EXERCISE INSTRUCTIONS: Skip all pictures, then copy the lines from the start of the data through the line with "ax = fig.add_axes([87/990, 1-345/527, (1001-87)/990, 250/527])", keeping both ends.
--- Start RECORDS FOR THE TASK ---
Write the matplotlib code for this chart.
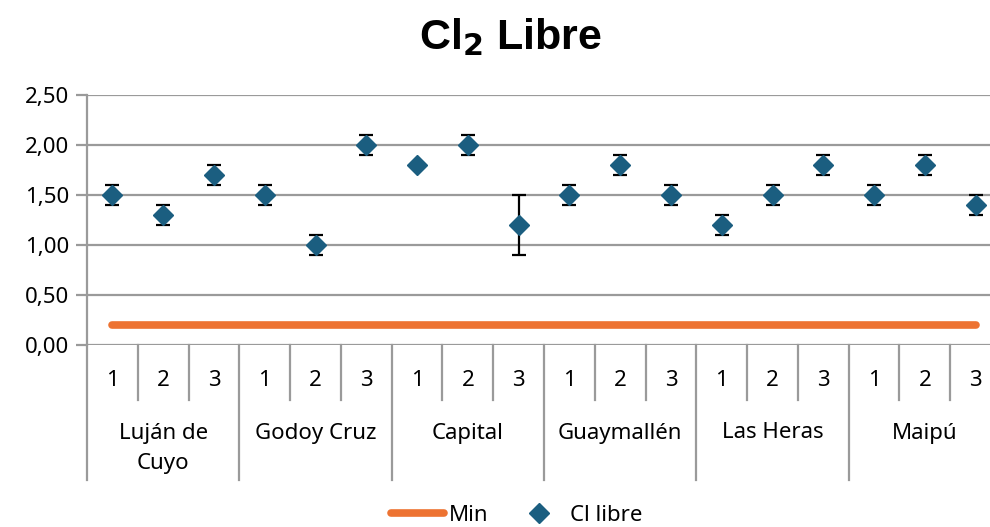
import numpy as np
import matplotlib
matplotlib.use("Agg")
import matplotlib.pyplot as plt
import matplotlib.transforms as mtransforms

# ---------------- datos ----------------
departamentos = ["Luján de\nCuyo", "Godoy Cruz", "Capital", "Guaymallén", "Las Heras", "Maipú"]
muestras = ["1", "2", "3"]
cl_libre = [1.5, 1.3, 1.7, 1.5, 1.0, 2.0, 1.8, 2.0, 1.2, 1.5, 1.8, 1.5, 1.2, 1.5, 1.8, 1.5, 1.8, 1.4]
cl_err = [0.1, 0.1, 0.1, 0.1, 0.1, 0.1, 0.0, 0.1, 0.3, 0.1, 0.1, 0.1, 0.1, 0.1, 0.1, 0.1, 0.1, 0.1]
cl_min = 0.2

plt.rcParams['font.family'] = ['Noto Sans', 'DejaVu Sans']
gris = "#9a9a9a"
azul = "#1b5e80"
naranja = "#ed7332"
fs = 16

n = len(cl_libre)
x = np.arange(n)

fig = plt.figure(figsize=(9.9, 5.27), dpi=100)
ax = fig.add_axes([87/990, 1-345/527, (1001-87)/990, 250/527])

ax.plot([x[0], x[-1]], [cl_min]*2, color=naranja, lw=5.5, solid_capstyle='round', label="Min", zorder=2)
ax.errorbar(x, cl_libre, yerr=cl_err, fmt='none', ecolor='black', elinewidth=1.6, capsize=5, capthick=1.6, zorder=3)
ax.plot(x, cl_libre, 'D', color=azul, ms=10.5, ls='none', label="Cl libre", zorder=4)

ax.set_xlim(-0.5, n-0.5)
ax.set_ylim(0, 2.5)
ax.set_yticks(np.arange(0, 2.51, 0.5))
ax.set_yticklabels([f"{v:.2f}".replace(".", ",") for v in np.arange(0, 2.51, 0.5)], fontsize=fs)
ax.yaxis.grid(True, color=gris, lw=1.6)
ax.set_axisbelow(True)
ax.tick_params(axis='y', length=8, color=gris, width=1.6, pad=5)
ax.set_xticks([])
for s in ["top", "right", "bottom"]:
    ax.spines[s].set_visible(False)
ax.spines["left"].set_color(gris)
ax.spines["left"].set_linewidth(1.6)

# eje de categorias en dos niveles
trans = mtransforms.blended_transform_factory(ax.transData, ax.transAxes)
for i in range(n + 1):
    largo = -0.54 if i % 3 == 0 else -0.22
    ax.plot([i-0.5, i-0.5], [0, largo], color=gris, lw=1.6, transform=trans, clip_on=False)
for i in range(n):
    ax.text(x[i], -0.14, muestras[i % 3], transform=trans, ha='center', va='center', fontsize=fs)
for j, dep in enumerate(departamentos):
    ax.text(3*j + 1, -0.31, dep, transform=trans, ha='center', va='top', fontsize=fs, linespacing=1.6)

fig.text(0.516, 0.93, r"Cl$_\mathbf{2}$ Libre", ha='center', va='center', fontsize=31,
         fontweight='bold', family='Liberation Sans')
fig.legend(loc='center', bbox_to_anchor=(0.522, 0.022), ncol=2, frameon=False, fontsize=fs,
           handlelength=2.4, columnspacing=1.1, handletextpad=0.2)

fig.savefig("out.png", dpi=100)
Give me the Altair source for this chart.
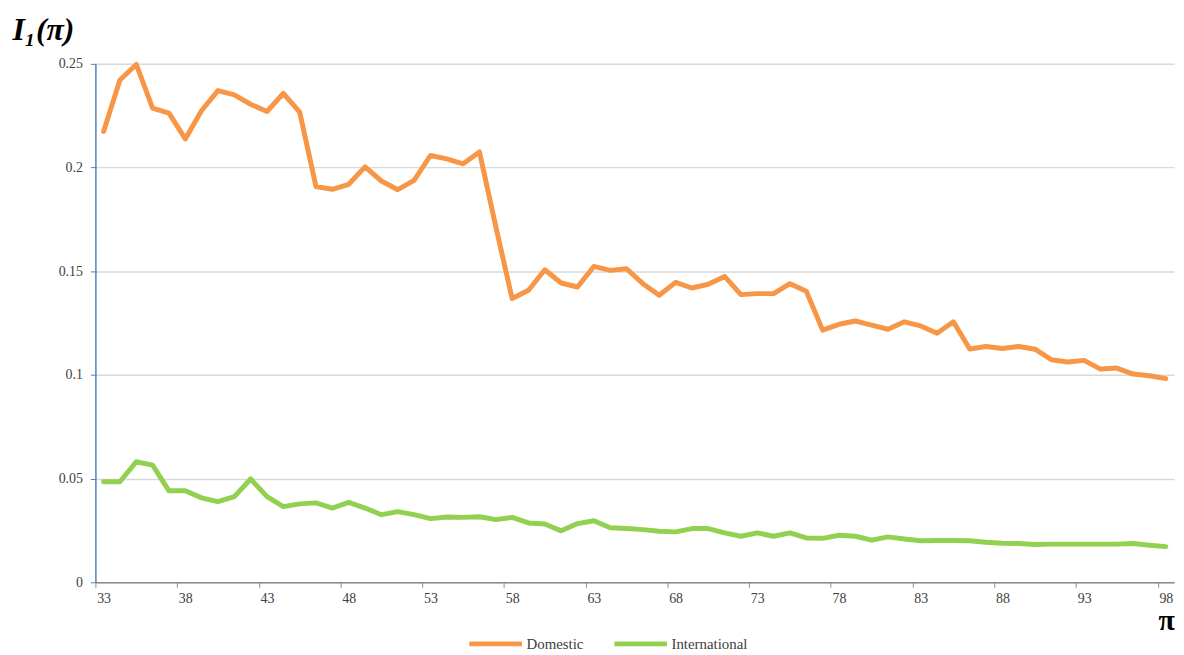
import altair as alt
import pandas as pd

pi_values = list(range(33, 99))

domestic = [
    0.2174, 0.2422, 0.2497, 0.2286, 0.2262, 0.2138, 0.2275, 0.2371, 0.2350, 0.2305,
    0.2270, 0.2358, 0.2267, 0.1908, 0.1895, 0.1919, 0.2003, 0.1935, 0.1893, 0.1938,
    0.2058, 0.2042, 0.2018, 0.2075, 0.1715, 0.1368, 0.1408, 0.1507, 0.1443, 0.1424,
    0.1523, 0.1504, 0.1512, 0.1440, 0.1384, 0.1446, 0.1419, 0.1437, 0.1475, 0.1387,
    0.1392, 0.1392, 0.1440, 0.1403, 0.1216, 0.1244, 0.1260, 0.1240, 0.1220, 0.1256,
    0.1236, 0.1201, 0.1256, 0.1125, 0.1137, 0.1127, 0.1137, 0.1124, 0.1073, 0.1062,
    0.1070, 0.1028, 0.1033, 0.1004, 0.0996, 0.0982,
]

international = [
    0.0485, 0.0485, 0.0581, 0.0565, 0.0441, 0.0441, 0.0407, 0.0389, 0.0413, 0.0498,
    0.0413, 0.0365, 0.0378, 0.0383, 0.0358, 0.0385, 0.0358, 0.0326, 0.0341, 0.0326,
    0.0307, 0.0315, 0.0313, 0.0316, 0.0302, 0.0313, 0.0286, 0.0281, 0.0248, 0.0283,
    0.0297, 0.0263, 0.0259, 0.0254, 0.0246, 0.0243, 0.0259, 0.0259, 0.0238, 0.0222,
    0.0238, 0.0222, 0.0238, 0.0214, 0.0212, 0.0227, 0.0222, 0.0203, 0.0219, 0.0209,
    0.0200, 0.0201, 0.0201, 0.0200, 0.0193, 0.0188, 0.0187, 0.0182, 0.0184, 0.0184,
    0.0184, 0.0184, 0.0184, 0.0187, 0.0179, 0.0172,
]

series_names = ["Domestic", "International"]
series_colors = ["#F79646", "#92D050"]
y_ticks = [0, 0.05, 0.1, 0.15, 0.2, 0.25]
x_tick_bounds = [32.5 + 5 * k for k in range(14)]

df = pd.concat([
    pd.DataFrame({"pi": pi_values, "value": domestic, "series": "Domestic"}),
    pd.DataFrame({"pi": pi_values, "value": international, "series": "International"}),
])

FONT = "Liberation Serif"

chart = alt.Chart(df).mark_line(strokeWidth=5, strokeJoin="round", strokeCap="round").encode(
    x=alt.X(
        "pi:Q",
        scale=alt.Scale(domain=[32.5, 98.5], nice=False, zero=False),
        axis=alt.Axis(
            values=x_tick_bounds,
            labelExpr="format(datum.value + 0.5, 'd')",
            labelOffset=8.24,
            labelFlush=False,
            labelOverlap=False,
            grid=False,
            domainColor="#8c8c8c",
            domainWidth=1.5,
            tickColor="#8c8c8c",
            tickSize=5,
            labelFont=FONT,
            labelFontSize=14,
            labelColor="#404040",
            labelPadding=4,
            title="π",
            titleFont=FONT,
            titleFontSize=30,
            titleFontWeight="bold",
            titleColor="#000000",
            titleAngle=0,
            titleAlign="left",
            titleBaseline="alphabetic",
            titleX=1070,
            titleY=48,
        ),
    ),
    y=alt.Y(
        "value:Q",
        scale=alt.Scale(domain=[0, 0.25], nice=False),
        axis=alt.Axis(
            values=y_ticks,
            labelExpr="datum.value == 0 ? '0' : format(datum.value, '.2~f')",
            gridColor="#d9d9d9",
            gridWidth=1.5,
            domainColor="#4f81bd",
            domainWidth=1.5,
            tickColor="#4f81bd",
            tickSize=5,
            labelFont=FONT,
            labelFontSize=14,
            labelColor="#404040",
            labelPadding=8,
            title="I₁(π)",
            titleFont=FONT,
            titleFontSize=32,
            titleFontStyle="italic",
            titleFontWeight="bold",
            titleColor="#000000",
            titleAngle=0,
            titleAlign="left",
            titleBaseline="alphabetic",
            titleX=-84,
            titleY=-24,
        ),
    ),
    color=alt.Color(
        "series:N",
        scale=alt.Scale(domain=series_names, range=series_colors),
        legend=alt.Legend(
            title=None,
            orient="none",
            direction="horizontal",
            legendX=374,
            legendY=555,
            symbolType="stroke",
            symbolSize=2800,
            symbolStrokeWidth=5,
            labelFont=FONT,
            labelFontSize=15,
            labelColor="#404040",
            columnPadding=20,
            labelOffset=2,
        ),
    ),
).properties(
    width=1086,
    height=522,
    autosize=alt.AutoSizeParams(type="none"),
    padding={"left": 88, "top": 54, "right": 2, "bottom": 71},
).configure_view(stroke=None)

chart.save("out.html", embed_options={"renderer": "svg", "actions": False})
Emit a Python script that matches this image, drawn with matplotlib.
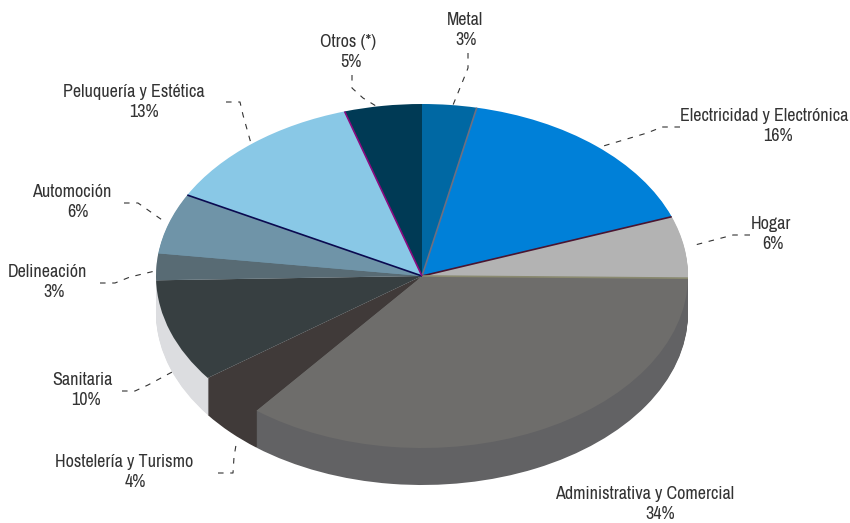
--- End RECORDS FOR THE TASK ---
TASK ANSWER:
Write the matplotlib code for this chart.
import numpy as np
import matplotlib
matplotlib.use("Agg")
import matplotlib.pyplot as plt
import matplotlib.transforms as mtransforms

# ---------------- datos ----------------
departamentos = ["Luján de\nCuyo", "Godoy Cruz", "Capital", "Guaymallén", "Las Heras", "Maipú"]
muestras = ["1", "2", "3"]
cl_libre = [1.5, 1.3, 1.7, 1.5, 1.0, 2.0, 1.8, 2.0, 1.2, 1.5, 1.8, 1.5, 1.2, 1.5, 1.8, 1.5, 1.8, 1.4]
cl_err = [0.1, 0.1, 0.1, 0.1, 0.1, 0.1, 0.0, 0.1, 0.3, 0.1, 0.1, 0.1, 0.1, 0.1, 0.1, 0.1, 0.1, 0.1]
cl_min = 0.2

plt.rcParams['font.family'] = ['Noto Sans', 'DejaVu Sans']
gris = "#9a9a9a"
azul = "#1b5e80"
naranja = "#ed7332"
fs = 16

n = len(cl_libre)
x = np.arange(n)

fig = plt.figure(figsize=(9.9, 5.27), dpi=100)
ax = fig.add_axes([87/990, 1-345/527, (1001-87)/990, 250/527])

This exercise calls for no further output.